Each step requires a technical solution which differs greatly from those used when crimping reeled terminals. High-precision benchtop machines such as the one shown in figure 3 combine all processes, including quality assurance, into one machine. The machine sorts and feeds the contacts using a combined drum / track system. An integrated stripping unit with trigger sensor strips the wire end. An optional “re-cut function” can be used to trim the wire, ensuring that the strip length and wire end position are exact.

Short cycle times combined with precision mechanics allow for efficient and precise processing – making an automatic Stripper Crimper the preferred choice for demanding customers, especially in the military and aerospace industries. Depending on production requirements, LPC can be processed on fully automatic systems as well.

Sorting

During sorting, LPC are brought into a defined position for further processing. A proven process is to use a rotating drum, which drops the contacts onto a vibrating feed track. The track is specifically designed for the shape of a given contact, so that they can only “fall” into the track in a defined way and are automatically lined up for further processing. A gripper then positions each terminal into the crimping applicator.

Contact type

The contact type determines how linear feeding and positioning are executed. There are 3 basic contact types, which are distinguished based on their center of gravity and shape. Feeding is either done vertically (crimp zone up or down) or horizontally.

Many different types of contacts can be processed. Quick-change tooling systems reduce changeover times to a minimum – for high productivity even when frequently changing applications.

The three most common contact types are:

Type 1: Vertical feeding with crimp zone up

This contact type has a "collar“ (or shoulder) between the connection area and crimp zone. Its center of gravity is below the “collar” in the connection area.
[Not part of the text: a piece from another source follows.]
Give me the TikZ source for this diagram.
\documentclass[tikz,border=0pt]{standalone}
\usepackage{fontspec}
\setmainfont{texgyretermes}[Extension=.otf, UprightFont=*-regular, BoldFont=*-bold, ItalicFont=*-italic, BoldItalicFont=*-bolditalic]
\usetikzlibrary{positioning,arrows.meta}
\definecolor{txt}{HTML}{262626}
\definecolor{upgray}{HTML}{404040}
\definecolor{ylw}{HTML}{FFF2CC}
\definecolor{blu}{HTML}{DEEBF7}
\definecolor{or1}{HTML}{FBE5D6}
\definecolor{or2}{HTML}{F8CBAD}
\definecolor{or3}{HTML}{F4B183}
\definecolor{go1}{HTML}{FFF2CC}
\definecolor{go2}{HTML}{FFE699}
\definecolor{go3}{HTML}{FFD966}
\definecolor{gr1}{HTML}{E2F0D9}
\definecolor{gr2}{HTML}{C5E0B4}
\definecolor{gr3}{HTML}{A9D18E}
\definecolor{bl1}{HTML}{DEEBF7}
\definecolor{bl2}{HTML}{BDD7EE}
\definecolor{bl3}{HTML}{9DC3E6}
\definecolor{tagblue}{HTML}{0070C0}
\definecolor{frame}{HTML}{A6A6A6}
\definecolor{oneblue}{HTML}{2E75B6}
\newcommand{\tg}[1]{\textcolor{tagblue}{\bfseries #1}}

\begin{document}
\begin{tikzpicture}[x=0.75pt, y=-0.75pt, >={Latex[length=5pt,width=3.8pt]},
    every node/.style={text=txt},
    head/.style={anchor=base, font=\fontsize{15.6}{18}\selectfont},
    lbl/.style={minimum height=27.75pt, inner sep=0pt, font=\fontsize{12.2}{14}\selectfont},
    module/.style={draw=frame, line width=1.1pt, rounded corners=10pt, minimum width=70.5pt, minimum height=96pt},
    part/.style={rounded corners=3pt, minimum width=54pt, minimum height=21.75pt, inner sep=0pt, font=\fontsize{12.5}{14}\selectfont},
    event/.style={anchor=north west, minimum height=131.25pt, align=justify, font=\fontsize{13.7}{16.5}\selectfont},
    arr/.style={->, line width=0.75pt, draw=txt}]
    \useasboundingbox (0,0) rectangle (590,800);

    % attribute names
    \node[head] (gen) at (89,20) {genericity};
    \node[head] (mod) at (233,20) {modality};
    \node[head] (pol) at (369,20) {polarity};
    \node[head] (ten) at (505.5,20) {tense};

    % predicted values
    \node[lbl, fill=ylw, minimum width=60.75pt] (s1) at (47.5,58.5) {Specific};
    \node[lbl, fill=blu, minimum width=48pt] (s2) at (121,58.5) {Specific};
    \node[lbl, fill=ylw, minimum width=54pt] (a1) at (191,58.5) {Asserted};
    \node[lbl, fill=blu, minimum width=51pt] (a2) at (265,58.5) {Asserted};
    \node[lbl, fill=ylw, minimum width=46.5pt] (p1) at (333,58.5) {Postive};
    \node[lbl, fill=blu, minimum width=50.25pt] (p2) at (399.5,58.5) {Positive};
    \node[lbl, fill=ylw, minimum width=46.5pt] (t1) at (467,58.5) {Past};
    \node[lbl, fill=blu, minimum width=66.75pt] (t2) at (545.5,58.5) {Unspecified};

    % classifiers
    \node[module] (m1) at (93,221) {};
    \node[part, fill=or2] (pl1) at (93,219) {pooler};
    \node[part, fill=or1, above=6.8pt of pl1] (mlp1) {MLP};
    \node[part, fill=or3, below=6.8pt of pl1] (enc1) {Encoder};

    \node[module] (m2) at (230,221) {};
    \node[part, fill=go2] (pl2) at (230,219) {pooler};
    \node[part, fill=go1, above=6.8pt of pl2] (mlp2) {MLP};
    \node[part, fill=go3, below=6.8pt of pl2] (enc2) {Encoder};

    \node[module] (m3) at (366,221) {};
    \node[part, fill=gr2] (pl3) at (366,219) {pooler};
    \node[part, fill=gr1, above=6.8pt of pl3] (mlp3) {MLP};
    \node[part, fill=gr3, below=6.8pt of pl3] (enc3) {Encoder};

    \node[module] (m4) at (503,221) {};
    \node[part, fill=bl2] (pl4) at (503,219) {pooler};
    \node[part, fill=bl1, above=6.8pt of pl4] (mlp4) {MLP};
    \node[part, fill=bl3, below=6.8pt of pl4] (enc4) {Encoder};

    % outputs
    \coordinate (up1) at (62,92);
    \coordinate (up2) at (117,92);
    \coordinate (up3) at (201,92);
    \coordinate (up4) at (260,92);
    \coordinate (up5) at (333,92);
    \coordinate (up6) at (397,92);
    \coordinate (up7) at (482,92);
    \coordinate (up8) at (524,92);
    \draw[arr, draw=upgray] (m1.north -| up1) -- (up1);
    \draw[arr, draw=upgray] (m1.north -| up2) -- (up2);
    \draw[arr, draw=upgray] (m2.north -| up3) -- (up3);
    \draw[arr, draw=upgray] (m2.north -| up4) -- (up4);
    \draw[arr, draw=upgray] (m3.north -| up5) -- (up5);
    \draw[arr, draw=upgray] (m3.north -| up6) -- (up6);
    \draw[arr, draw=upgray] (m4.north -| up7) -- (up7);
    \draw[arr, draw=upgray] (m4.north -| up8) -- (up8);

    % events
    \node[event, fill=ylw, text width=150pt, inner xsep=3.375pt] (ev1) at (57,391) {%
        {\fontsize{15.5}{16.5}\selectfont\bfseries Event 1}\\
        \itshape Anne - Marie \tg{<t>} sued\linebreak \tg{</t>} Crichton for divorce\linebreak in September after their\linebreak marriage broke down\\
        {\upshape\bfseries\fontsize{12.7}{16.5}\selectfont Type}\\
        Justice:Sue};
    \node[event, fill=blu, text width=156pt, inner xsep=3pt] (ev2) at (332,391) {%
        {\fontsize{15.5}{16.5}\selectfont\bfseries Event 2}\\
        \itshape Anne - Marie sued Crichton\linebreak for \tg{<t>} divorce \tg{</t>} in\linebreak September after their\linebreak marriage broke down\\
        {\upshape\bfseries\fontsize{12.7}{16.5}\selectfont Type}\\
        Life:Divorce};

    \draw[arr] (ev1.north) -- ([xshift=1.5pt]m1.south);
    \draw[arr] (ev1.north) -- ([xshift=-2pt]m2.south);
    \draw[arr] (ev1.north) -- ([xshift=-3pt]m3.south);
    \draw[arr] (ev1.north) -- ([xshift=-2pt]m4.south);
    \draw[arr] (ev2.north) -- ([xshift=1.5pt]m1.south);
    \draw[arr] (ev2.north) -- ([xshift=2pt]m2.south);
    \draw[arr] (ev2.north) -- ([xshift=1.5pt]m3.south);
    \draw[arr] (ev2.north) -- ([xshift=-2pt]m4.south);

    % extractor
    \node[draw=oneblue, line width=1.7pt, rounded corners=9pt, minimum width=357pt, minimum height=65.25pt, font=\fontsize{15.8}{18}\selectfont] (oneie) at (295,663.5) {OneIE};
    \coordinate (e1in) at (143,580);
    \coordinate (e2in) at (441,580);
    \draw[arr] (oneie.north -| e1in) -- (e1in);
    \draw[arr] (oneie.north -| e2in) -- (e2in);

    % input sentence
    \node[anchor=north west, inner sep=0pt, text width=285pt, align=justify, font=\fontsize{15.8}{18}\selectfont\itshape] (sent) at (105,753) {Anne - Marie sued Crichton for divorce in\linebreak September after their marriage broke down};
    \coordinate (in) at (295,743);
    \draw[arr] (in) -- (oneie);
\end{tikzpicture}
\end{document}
Type 2: Horizontal feeding

Type 2 contacts have no "collar“ and their center of gravity is not clearly defined. Therefore vertical feeding is not possible, therefore, the terminal must be fed horizontally.

Type 3: Vertical feeding with crimp zone down

This contact type also has a "collar“, but its center of gravity requires "upside-down“ feeding, with the crimp zone down.
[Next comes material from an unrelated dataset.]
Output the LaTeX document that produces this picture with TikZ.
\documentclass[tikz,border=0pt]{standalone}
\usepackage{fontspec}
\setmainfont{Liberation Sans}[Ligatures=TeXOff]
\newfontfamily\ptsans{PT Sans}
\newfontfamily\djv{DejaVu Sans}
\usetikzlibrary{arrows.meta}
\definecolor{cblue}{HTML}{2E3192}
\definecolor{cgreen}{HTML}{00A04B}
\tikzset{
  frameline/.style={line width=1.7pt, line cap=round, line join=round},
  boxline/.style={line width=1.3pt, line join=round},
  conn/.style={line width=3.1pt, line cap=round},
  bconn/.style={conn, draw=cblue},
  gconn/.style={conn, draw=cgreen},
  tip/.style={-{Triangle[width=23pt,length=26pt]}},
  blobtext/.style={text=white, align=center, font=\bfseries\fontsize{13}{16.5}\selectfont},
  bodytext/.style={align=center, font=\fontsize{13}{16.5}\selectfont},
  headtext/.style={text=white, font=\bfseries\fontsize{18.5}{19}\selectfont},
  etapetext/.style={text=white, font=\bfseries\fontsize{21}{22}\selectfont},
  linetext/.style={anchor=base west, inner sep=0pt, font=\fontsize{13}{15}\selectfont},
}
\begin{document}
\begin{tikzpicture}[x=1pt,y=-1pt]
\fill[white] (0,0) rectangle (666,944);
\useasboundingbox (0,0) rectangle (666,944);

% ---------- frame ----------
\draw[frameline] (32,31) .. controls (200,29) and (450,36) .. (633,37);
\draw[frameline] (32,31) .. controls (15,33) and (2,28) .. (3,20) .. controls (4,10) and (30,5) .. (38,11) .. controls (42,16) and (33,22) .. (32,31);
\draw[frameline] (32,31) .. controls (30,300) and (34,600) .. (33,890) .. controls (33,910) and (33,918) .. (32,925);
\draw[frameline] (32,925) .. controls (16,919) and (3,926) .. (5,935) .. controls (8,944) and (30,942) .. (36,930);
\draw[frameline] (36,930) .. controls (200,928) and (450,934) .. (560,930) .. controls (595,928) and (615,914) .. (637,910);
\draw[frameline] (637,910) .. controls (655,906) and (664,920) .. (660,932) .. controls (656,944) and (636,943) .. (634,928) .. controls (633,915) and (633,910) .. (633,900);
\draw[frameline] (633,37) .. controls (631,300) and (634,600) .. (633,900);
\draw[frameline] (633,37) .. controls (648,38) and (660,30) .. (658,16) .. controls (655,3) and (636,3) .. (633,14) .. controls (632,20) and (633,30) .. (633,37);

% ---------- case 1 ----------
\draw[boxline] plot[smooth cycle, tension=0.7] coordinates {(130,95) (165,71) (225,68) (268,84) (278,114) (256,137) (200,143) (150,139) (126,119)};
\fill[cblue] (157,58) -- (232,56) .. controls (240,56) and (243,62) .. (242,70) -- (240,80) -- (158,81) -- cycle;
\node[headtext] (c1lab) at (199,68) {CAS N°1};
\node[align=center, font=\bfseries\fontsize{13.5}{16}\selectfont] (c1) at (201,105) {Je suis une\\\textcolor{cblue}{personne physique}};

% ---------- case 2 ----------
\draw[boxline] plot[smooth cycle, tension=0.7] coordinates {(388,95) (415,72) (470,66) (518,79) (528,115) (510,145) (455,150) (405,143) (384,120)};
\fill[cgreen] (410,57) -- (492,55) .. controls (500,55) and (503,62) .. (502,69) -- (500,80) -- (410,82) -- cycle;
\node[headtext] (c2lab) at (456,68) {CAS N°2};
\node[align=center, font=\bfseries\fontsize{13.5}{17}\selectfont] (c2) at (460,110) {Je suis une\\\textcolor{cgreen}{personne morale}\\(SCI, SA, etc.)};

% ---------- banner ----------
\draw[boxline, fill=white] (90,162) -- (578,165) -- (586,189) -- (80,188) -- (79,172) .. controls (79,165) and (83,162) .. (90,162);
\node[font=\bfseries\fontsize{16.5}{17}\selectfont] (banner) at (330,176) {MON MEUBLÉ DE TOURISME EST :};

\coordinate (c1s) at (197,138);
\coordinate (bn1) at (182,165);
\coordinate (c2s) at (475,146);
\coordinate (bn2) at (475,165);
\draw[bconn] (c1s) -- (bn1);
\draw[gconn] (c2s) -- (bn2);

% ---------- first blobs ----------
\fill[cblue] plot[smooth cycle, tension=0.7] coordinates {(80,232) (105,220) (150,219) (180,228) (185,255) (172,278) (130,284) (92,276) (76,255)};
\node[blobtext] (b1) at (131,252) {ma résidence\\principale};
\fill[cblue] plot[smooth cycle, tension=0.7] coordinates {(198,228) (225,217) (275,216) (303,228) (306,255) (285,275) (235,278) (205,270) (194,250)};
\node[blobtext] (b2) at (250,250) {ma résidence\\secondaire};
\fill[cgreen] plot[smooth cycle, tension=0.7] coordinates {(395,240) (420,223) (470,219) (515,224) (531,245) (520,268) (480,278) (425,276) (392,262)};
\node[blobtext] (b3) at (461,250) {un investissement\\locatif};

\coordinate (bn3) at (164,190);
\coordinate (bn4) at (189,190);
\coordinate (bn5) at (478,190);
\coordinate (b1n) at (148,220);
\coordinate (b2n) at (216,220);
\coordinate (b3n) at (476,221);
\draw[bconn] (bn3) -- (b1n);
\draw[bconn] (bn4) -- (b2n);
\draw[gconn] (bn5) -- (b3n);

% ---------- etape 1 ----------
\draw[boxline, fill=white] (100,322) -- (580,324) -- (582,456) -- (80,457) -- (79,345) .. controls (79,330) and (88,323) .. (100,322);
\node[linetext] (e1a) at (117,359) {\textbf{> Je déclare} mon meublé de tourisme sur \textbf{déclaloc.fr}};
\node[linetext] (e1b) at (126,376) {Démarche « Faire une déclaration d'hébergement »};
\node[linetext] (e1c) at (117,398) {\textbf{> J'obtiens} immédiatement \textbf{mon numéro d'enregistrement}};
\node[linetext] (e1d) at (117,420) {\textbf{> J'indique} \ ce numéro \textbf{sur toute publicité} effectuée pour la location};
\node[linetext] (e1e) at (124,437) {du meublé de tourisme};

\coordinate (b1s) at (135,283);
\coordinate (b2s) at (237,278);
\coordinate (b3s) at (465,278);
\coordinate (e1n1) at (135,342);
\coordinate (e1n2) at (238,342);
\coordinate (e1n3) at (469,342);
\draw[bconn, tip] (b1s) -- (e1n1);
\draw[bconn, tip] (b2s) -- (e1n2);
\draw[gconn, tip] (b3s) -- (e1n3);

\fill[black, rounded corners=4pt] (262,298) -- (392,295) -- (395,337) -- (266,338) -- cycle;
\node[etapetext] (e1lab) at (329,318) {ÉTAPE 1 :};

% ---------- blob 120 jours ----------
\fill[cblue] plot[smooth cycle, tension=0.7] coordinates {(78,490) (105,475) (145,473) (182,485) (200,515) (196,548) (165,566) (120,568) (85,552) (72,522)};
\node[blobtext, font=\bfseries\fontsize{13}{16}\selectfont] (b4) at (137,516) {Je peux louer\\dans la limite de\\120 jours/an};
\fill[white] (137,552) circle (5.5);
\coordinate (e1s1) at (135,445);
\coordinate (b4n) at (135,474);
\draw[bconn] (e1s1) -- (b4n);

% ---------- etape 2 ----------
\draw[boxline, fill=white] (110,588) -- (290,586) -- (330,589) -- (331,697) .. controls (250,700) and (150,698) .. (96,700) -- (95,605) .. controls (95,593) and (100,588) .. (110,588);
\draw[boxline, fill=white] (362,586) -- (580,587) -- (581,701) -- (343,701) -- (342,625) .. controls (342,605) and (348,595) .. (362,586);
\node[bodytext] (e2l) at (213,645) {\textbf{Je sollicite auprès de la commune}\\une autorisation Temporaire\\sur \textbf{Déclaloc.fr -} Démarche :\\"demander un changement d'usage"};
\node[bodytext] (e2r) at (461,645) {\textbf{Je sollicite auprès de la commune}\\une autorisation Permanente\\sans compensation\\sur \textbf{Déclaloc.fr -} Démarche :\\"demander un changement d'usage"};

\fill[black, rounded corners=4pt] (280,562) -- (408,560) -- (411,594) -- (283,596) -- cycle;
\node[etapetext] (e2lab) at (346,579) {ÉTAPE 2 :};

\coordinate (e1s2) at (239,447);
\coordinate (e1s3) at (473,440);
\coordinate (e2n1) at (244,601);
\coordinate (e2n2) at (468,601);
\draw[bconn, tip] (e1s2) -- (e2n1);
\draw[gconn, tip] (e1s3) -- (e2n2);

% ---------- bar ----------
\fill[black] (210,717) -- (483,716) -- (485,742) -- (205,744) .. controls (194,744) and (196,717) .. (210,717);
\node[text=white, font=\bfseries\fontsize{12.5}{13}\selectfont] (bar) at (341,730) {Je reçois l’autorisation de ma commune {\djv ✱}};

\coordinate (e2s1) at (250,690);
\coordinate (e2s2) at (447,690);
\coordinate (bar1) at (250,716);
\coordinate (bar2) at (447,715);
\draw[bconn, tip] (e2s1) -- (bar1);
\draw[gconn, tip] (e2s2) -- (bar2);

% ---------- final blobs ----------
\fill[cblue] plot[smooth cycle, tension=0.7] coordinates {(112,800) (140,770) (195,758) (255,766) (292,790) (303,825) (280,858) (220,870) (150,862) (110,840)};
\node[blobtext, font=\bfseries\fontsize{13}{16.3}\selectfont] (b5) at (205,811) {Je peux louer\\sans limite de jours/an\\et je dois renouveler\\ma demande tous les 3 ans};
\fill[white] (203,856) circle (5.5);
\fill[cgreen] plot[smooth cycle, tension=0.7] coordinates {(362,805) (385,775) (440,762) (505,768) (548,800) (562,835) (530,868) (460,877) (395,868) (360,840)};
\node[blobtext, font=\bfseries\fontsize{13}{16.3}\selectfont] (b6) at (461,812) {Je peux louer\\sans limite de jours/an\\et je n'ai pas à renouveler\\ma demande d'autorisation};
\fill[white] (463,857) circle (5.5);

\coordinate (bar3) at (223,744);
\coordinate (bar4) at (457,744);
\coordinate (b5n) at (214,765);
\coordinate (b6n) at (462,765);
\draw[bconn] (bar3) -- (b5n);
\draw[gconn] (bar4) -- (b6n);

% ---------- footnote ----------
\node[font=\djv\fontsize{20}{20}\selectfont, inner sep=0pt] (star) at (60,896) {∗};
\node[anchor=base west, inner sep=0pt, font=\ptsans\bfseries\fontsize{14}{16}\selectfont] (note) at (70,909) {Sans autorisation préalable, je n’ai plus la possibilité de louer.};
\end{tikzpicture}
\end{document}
Feeding and Positioning: Contact

Contacts move along a vibrating feed track towards the positioning unit. The design of the positioning unit depends on the contact type being processed. The positioning unit consists of a combined tilting- / turning-module with gripper. The gripper unit picks up the contact after it is oriented properly and places it inside of the crimping head.

Type 2 contacts are the most complex to feed and orient since the crimp zone can be on the leading or trailing end as they move down the track. The machine must be able to accurately detect the position of the crimp zone and orient it into the correct position for further processing.

Feeding and Positioning: Wire

Once the contact is correctly positioned inside the crimp applicator, it can be crimped onto the stripped wire. The operator inserts the wire into the machine until the wire end touches the trigger sensor. A gripper automatically closes and holds the wire during the entire processing cycle. The semi-automatic Stripper Crimper will guide the wire strands into the contact and ensure that the wire end is at the programmed insertion depth.

Crimping and Quality Assurance

To ensure the quality of every crimp, modern stripper-crimpers have an integrated crimp force monitoring (CFM) system. The CFM measures force vs. time while crimping a contact onto a wire. The operator teaches the CFM some “good” crimps and the reference curve is stored in the CFM memory. During each crimp cycle, the actual force vs. time curve is compared to the stored reference curve.  Any crimps that do not match the reference curve within preset tolerances are flagged as bad and the CFM stops the machine to allow the operator to investigate and correct the problem. The crimping head is very simple to adjust and calibrate, as only the crimping depth needs to be adjusted.

Additional quality assurance methods and test procedures known from “conventional” crimping, such as pull-force testing or visual analysis using cross sectional views known as micrographs, also apply to indent crimps. Quality criteria for gas-tight crimps with LPC’s include correct strip length, insertion depth and pull-force.

Conclusion

LPC are predominantly used in applications where high-quality connections are needed and very limited space is available. Automating the stripping and crimping processes using semi- or fully-automatic equipment reduces cycle times and increases quality, significantly lowering the cost per termination.